I recently wrote a brief exhibit review for one of my courses.  In this review, I focus on one area of the Flint Hills Discovery Center.  The museum has lots of cool features, especially the introductory video.  I realize that a lot of people generally skip these sorts of videos when they visit a museum, but to do so at the Flint Hills Discovery Center would be really missing out.  I don’t want to describe the video for fear of spoiling the experience.  Just check it out, you will not be disappointed.  One of my favorite areas of the museum features the root systems of different grasses found in the Flint Hills.  I describe this area below:

The Flint Hills Discovery Center in Manhattan, Kansas strives to educate visitors about the Flint Hills ecosystem and regional cultural history of the area in fun, unique, and interactive ways.  The museum is split into six main permanent exhibit areas.  All of these utilize interactive technology and hands-on materials, particularly flip panels and rolodex-style exhibit labels.  To add to the interactivity of the museum and add a human touch, docents walk through the galleries offering assistance and answers to questions.

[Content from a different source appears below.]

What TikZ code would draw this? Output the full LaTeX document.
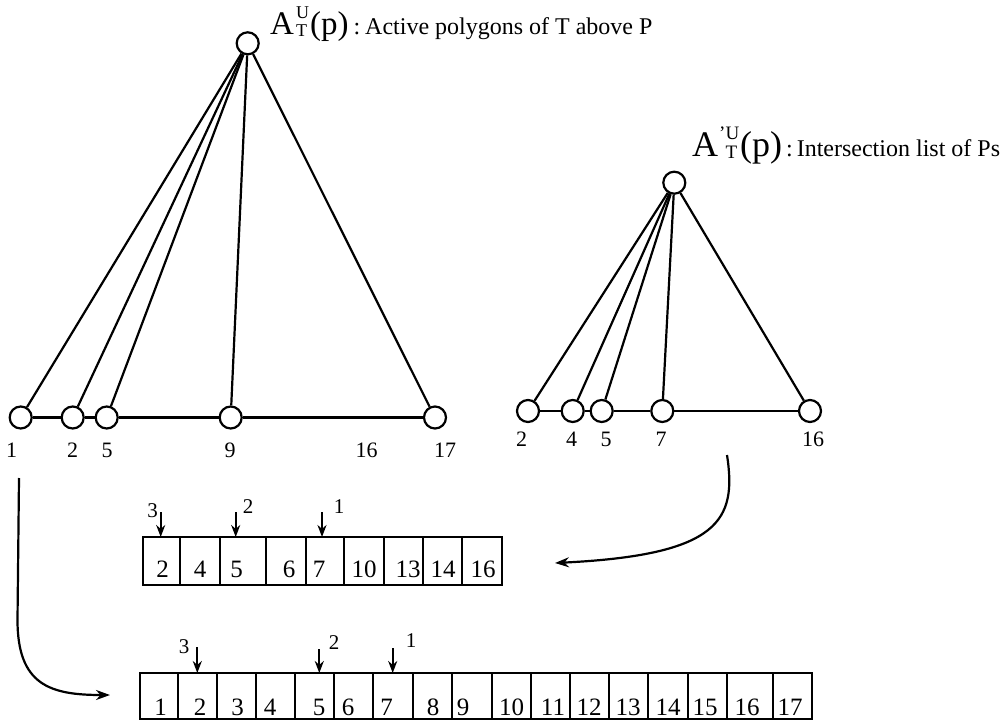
\documentclass[tikz,border=0pt]{standalone}
\usepackage{fontspec}
\setmainfont{Liberation Serif}
\usetikzlibrary{arrows.meta}
\begin{document}
\begin{tikzpicture}[x=1pt,y=-1pt,
  vtx/.style={circle,draw,line width=2.2pt,minimum size=22pt,inner sep=0pt,fill=white},
  tline/.style={line width=2.2pt},
  lbl/.style={anchor=base,inner sep=0pt,font=\fontsize{22}{22}\selectfont},
  plbl/.style={anchor=base,inner sep=0pt,font=\fontsize{21}{21}\selectfont},
  num/.style={anchor=base,inner sep=0pt,font=\fontsize{25}{25}\selectfont},
  ptr/.style={line width=2.2pt,-{Stealth[length=12pt,width=9pt]}},
  flow/.style={line width=2.2pt,-{Stealth[length=14pt,width=10pt]}},
  cellbox/.style={line width=2.2pt}]
\useasboundingbox (0,0) rectangle (1008,722);

% ---------- left tree ----------
\node[vtx] (r1) at (247.7,43.3) {};
\node[vtx] (a1) at (20.7,417.5) {};
\node[vtx] (a2) at (72.7,417.5) {};
\node[vtx] (a5) at (106.7,417.5) {};
\node[vtx] (a9) at (230.7,417.5) {};
\node[vtx] (a17) at (435,417.5) {};
\foreach \n in {a1,a2,a5,a9,a17} \draw[tline] (r1) -- (\n);
\draw[tline] (a1) -- (a2);
\draw[tline] (a2) -- (a5);
\draw[tline] (a5) -- (a9);
\draw[tline] (a9) -- (a17);
\node[lbl] (la1) at (11.7,457) {1};
\node[lbl] (la2) at (72.7,457) {2};
\node[lbl] (la5) at (107,457) {5};
\node[lbl] (la9) at (230,457) {9};
\node[lbl] (la16) at (366.7,457) {16};
\node[lbl] (la17) at (445,457) {17};

\node[anchor=base west,inner sep=0pt] (t1) at (270,35) {{\fontsize{33}{33}\selectfont A}\kern2pt\rlap{\raisebox{16.5pt}{\fontsize{18}{18}\selectfont U}}\raisebox{-2pt}{\fontsize{18}{18}\selectfont T}\kern3pt{\fontsize{33}{33}\selectfont (p)}{\fontsize{24}{24}\selectfont\kern5pt:\kern5pt Active polygons of T above P}};

% ---------- right tree ----------
\node[vtx] (r2) at (674.3,182.7) {};
\node[vtx] (b2) at (528,411) {};
\node[vtx] (b4) at (572.7,411) {};
\node[vtx] (b5) at (601.7,411) {};
\node[vtx] (b7) at (662.3,411) {};
\node[vtx] (b16) at (810,411) {};
\foreach \n in {b2,b4,b5,b7,b16} \draw[tline] (r2) -- (\n);
\draw[tline] (b2) -- (b4);
\draw[tline] (b4) -- (b5);
\draw[tline] (b5) -- (b7);
\draw[tline] (b7) -- (b16);
\node[lbl] (lb2) at (521.7,446) {2};
\node[lbl] (lb4) at (571.7,446) {4};
\node[lbl] (lb5) at (606,446) {5};
\node[lbl] (lb7) at (661,446) {7};
\node[lbl] (lb16) at (813,446) {16};

\node[anchor=base west,inner sep=0pt] (t2) at (692,157) {{\fontsize{36}{36}\selectfont A}\kern1pt\rlap{\raisebox{17.5pt}{\fontsize{19}{19}\selectfont 'U}}\raisebox{-2pt}{\fontsize{19}{19}\selectfont\phantom{'}T}\kern3pt{\fontsize{36}{36}\selectfont (p)}{\fontsize{24}{24}\selectfont\kern4pt:\kern4pt Intersection list of Ps}};

% ---------- array 1 ----------
\draw[cellbox] (143,537) rectangle (502,585);
\foreach \x in {180,220,266,306,344,384,423,462} \draw[cellbox] (\x,537) -- (\x,585);
\foreach \x/\v [count=\i] in {162.7/2,200/4,236.7/5,289/6,319/7,364/10,408/13,443/14,483/16}
  \node[num] (p\i) at (\x,577) {\v};

\coordinate (s1a) at (160.7,512); \coordinate (e1a) at (160.7,537);
\coordinate (s1b) at (235.7,512); \coordinate (e1b) at (235.7,537);
\coordinate (s1c) at (322,512);   \coordinate (e1c) at (322,537);
\draw[ptr] (s1a) -- (e1a);
\draw[ptr] (s1b) -- (e1b);
\draw[ptr] (s1c) -- (e1c);
\node[plbl] (q1a) at (152.7,517) {3};
\node[plbl] (q1b) at (248,513) {2};
\node[plbl] (q1c) at (339,513) {1};

% ---------- array 2 ----------
\draw[cellbox] (140,673) rectangle (812,719);
\foreach \x in {178,217,256,295,334,373,413,452,492,531,570,609,648,688,727,773} \draw[cellbox] (\x,673) -- (\x,719);
\foreach \x/\v [count=\i] in {160.7/1,200/2,237.7/3,270/4,319/5,348/6,386.7/7,433/8,463/9,511.7/10,553/11,589/12,628/13,668/14,705/15,747/16,790/17}
  \node[num] (w\i) at (\x,715) {\v};

\coordinate (s2a) at (197.3,647); \coordinate (e2a) at (197.3,673);
\coordinate (s2b) at (319.3,649); \coordinate (e2b) at (319.3,673);
\coordinate (s2c) at (392.7,648); \coordinate (e2c) at (392.7,673);
\draw[ptr] (s2a) -- (e2a);
\draw[ptr] (s2b) -- (e2b);
\draw[ptr] (s2c) -- (e2c);
\node[plbl] (q2a) at (184,653) {3};
\node[plbl] (q2b) at (334,649) {2};
\node[plbl] (q2c) at (411,647) {1};

% ---------- curved arrows ----------
\coordinate (c1s) at (19,478);
\coordinate (c1e) at (110,695);
\draw[flow] (c1s) -- (17.5,620) .. controls (17.5,685) and (50,695) .. (c1e);
\coordinate (c2s) at (727,455);
\coordinate (c2e) at (555,563);
\draw[flow] (c2s) .. controls (737,520) and (720,555) .. (c2e);
\end{tikzpicture}
\end{document}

One exhibit area within the museum is “The Underground Forest.”  This area presented information and understanding of the tallgrass prairie in a way most visitors had likely never before seen.  Visitors walk through a dark tunnel, giving the appearance they are traveling underground.  Roots dangle amongst exhibit lighting from the ceiling.  One of the best parts of this exhibit is a wall featuring several grass specimens, showing their stalks as well as their roots.  Remarkably, many of the specimens have roots over three times as long as their stalks.  Other highlights of this exhibit include a look at underground mammal life, viewing into the boroughs of skunks and prairie dogs; and enlarged representations of insects that make the tallgrass prairie their home.  These insect examples also included pull out text panels allowing for exploration of more information.  Visitors appeared to be having a fantastic experience in this exhibit and others within the Flint Hills Discovery Center.  Most text panels featured in this exhibit featured less than fifty words.  The longest introductory panels were approximately one hundred and fifty words.  Interaction with objects was the main driver in this exhibit rather than narrative text.

Throughout the exhibit, families pushed buttons, flipped panels to learn more information, and struck up conversations on some of the facts they were learning.  Overall, the museum has constructed a fully engaging experience.  Considering the fact that tallgrasses may seem pretty commonplace in Kansas, the Flint Hills Discovery Center has achieved much to involve their visitors in a plethora of ways.